There is one other matter which was raised by the Ist respondent's Counsel which touches on the bona fides of the applicant in bringing this application. On 11th July 1997, the applicant brought before this court an application under rule 80 of our rules, asking the court to strike out the notice of appeal earlier on referred to, on the ground that the Ist respondent had not instituted his appeal within the time prescribed under rule 81, above. That application (No. 72 of 1997) was dismissed, but the reasons for its dismissal are not before us. On 11th September 1997, he filed a similar application, to wit Civil Application No 238 of 1997. That application was, on 26th September, 1997, also dismissed. Likewise, the reasons for its dismissal are not before us.What is, however, clear is that both applications were fully heard but were dismissed for lack of merits. Counsel for the Ist respondent, has deponed in his affidavit herein, that the grounds which were relied upon in both applications were the same as those relied on in this application, a fact the applicant did not dispute. In those circumstances it is quite clear to us that besides what we stated earlier on its merits his application is clearly an abuse of the process of the court and it appears to us to have been filed purposely to vex the Ist respondent. We think that had the applicant been minded, as he says he is, to have his suit in the High Court disposed of without undue delay, he would not have brought these many applications, because by doing so he delays the determination of the appeal against him and eventually his suit.

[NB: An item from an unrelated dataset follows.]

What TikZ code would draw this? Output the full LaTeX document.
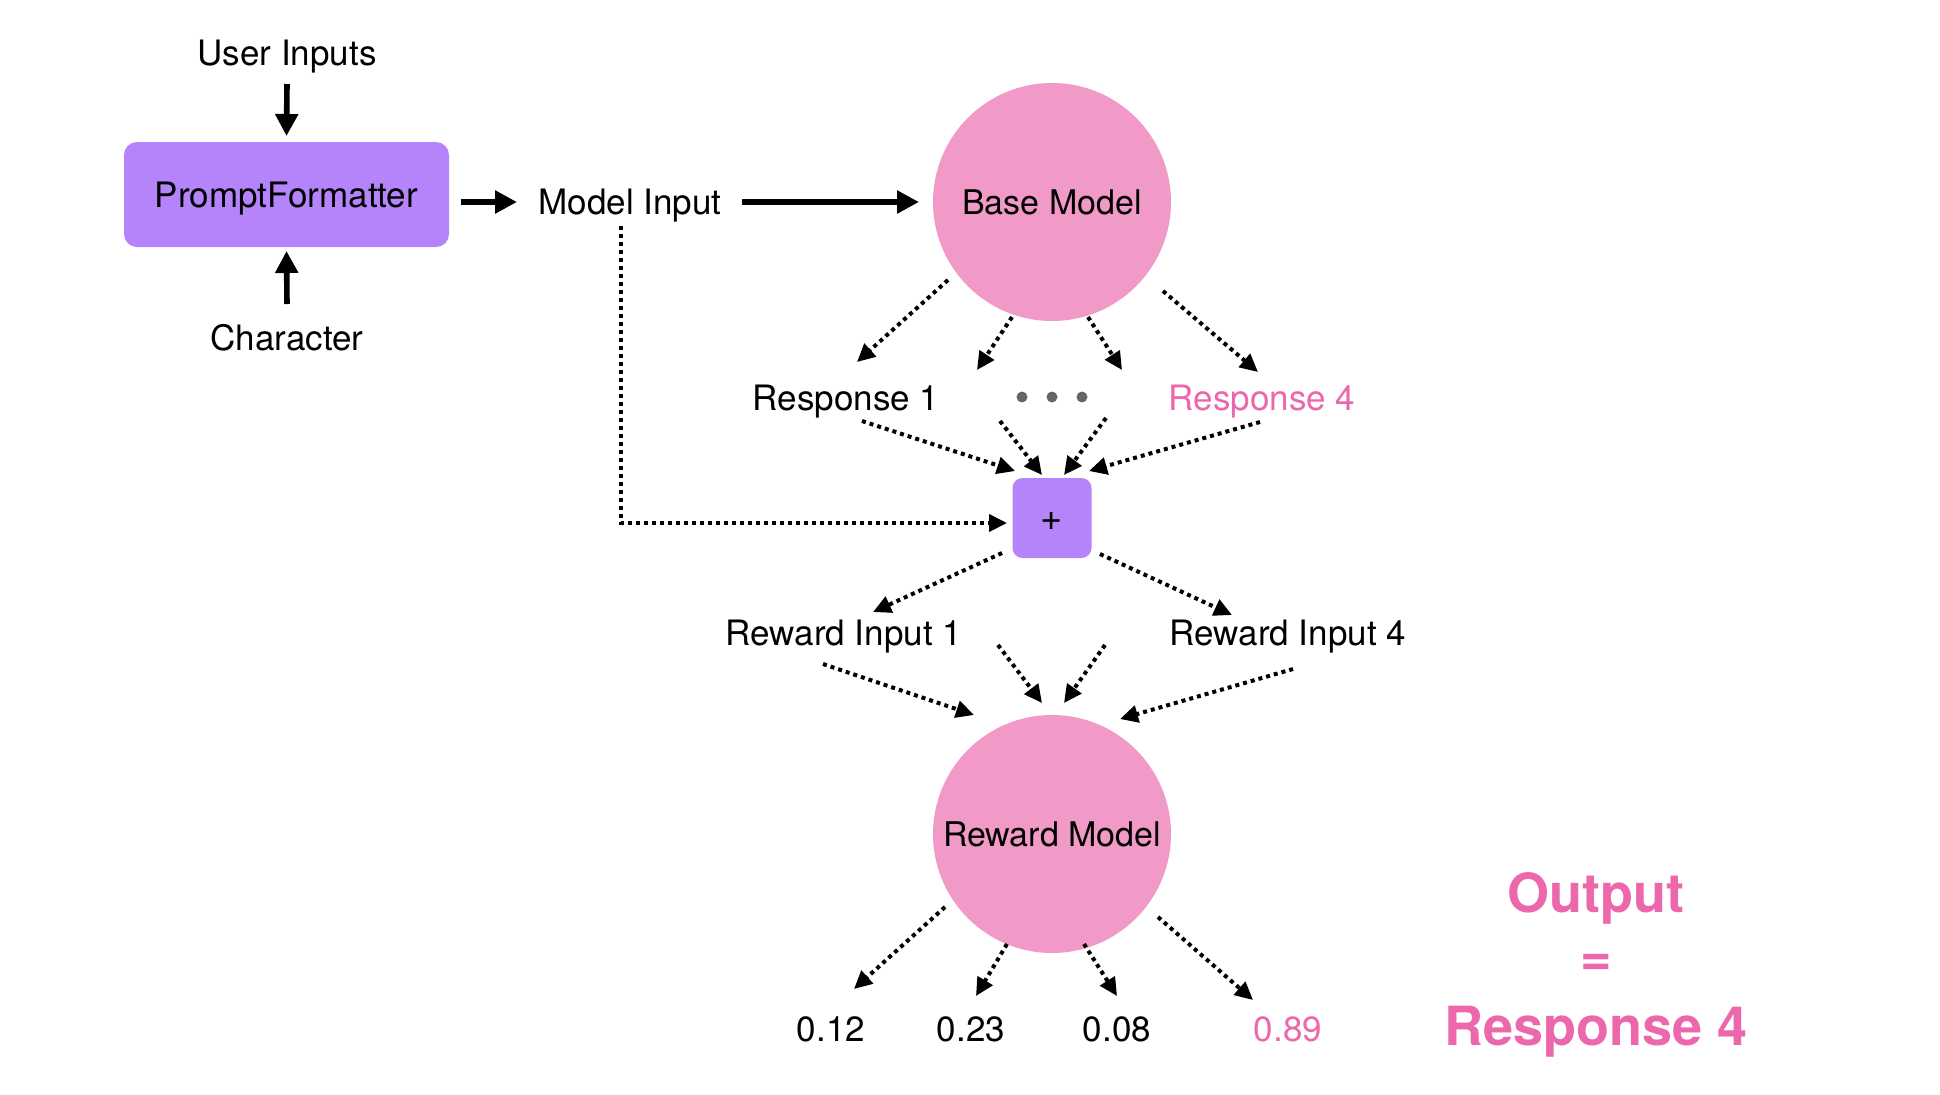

In the above circumstances and for the reasons we have given, this application lacks merit and is dismissed with costs to the Ist respondent.

Dated at Nairobi and delivered this 18th day of November, 1997.

J.E. GICHERU

....................

JUDGE OF APPEAL

P.K. TUNOI

.................

JUDGE OF APPEAL

S.E.O. BOSIRE

.................

AG. JUDGE OF APPEAL

I certify that this is a true copy of the original.